Looking through the Telescope onto the Horizon: InMed Pharmaceuticals
Nearly every week, there is another cannabis-themed headline such as “New Study Says 97% of Elderly Patients Say Cannabis Makes Them Feel Better, Decrease Prescription Meds”.  While multitudes of people are turning to cannabis to treat everything from anxiety, post-traumatic stress disorder, glaucoma, or other all-to-common ailments like pain, there are sufferers of conditions so debilitating, that they are in need of anything that works. Available treatments may include a litany of prescription drugs, often with deleterious side effects of their own, which might help one problem, while creating another. And while scores of people will tout that indicas will help you sleep, or that sativas will help you energize, who’s out there looking farther onto the horizon, and deeper into cannabis’s full potential using proven science through pharmaceutical-grade R&D efforts
InMed Pharmaceuticals represents one company in search of something deeper and certainly more impactful than what will or will not give you couch-lock. Rather, InMed strives to mine the most out of cannabinoid-based therapeutics without actually having to cultivate anything. And they are creating novel cannabinoid formulations meant to treat extremely painful, incapacitating medical conditions.

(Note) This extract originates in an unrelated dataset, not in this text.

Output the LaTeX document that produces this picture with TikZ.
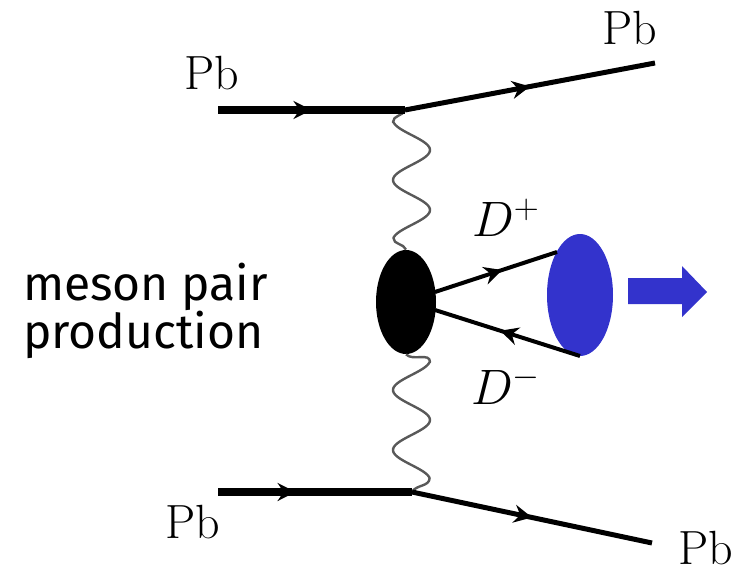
\documentclass[tikz,border=0pt]{standalone}
\usepackage{fontspec}
\newfontfamily\comic{Fira Sans}
\usetikzlibrary{arrows.meta,decorations.markings,shapes.geometric}
\definecolor{mesonblue}{HTML}{3333CC}
\begin{document}
\begin{tikzpicture}[x=0.5pt,y=-0.5pt,
  midarrow/.style={postaction={decorate},decoration={markings,
    mark=at position #1 with {\arrow{Stealth[length=9pt,width=9pt,inset=3pt]}}}},
  beam/.style={line width=4pt},
  outline/.style={line width=2.5pt},
  dline/.style={line width=2pt},
  photon/.style={draw=black!65,line width=1.2pt,line join=round},
  pblabel/.style={font=\fontsize{24}{28}\selectfont,inner sep=0pt},
  dlabel/.style={font=\fontsize{25}{30}\selectfont,inner sep=0pt},
]
\useasboundingbox (0,0) rectangle (751,573);
% vertices
\coordinate (a1) at (218,110);
\coordinate (v1) at (405,110);
\coordinate (b1) at (655,63);
\coordinate (a2) at (218,492);
\coordinate (v2) at (412,492);
\coordinate (b2) at (652,543);
% blobs
\node[ellipse,fill=black,minimum width=30pt,minimum height=52pt,inner sep=0pt] (blob) at (406,302) {};
\node[ellipse,fill=mesonblue,minimum width=33pt,minimum height=61pt,inner sep=0pt] (meson) at (580,295) {};
% photons
\draw[photon] (v1) to[out=-110,in=90] (393,122)
  -- plot[domain=122:238,samples=80] ({411.5-18.5*cos(6*(\x-120))},\x)
  to[out=-90,in=110] (blob.north);
\draw[photon] (blob.south) to[out=-45,in=90] (430,362)
  -- plot[domain=362:478,samples=80] ({411.5+18.5*cos(6*(\x-360))},\x)
  to[out=-90,in=60] (v2);
% beams
\draw[beam,midarrow=0.5] (a1) -- (v1);
\draw[outline,midarrow=0.5] (v1) -- (b1);
\draw[beam,midarrow=0.4] (a2) -- (v2);
\draw[outline,midarrow=0.5] (v2) -- (b2);
% D lines
\coordinate (bp) at (435,292);
\coordinate (bm) at (435,310);
\coordinate (dp) at (557,252);
\coordinate (dm) at (580,356);
\draw[dline,midarrow=0.55] (bp) -- (dp);
\draw[dline,midarrow=0.55] (dm) -- (bm);
% blue arrow
\fill[mesonblue] (628,278) -- (682,278) -- (682,266) -- (707,292) -- (682,317) -- (682,304) -- (628,304) -- cycle;
% labels
\node[pblabel] (pb1) at (212,73) {Pb};
\node[pblabel] (pb2) at (630,28) {Pb};
\node[pblabel] (pb3) at (193,522) {Pb};
\node[pblabel] (pb4) at (706,548) {Pb};
\node[dlabel] (dplus) at (506,218) {$D^{+}$};
\node[dlabel] (dminus) at (506,385) {$D^{-}$};
\node[font=\comic\fontsize{24}{24}\selectfont,align=left,anchor=west] (txt) at (16,311) {meson pair\\production};
\end{tikzpicture}
\end{document}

I spoke with Eric A. Adams, the Chief Executive Officer of InMed Pharmaceuticals, a bio-pharmaceutical company based in Vancouver, British Columbia. The four-year old company specializes in generating therapeutic products designed from cannabinoids. That’s not to say the company is actively growing cannabis plants, however. “We don’t work with the plant,” Adams explained. “And there’s no THC in any of our products. We believe that there are more active cannabinoids than THC in the cannabis plant.”
And this is exactly why InMed cannot simply grow cannabis. Since they are not working with THC, the levels of the cannabinoids they seek are just too low in the natural plant. So, InMed prepares their formulations from biosynthesized cannabinoid compounds. Thus, they are developing a technology to make all the cannabinoids they need at a fairly low cost. “We never need to grow a single plant. Essentially, we’re borrowing from other medical areas, such as insulin production,” Adams explained. To do this, the genes for cannabinoid production are inserted into Escherichia coli, a bacterium which in turn produces the cannabinoid of interest. This is a similar process to inserting the gene into yeast; however, InMed has found it more cost effective to use the bacteria.
InMed, to date, has been a company that has thrived in creating topical cannabinoid formulations. Like other companies, capitalizing on the increasingly lessened restrictions on cannabis R&D, InMed has been focused on designing products meant to go through governmental organizations like the US Food and Drug Administration, or HealthCanada. “We’ve been preparing products containing two cannabinoids. We’ve also been evaluating different mechanisms of action, and are looking at a host of other receptors throughout the body,” Adams added.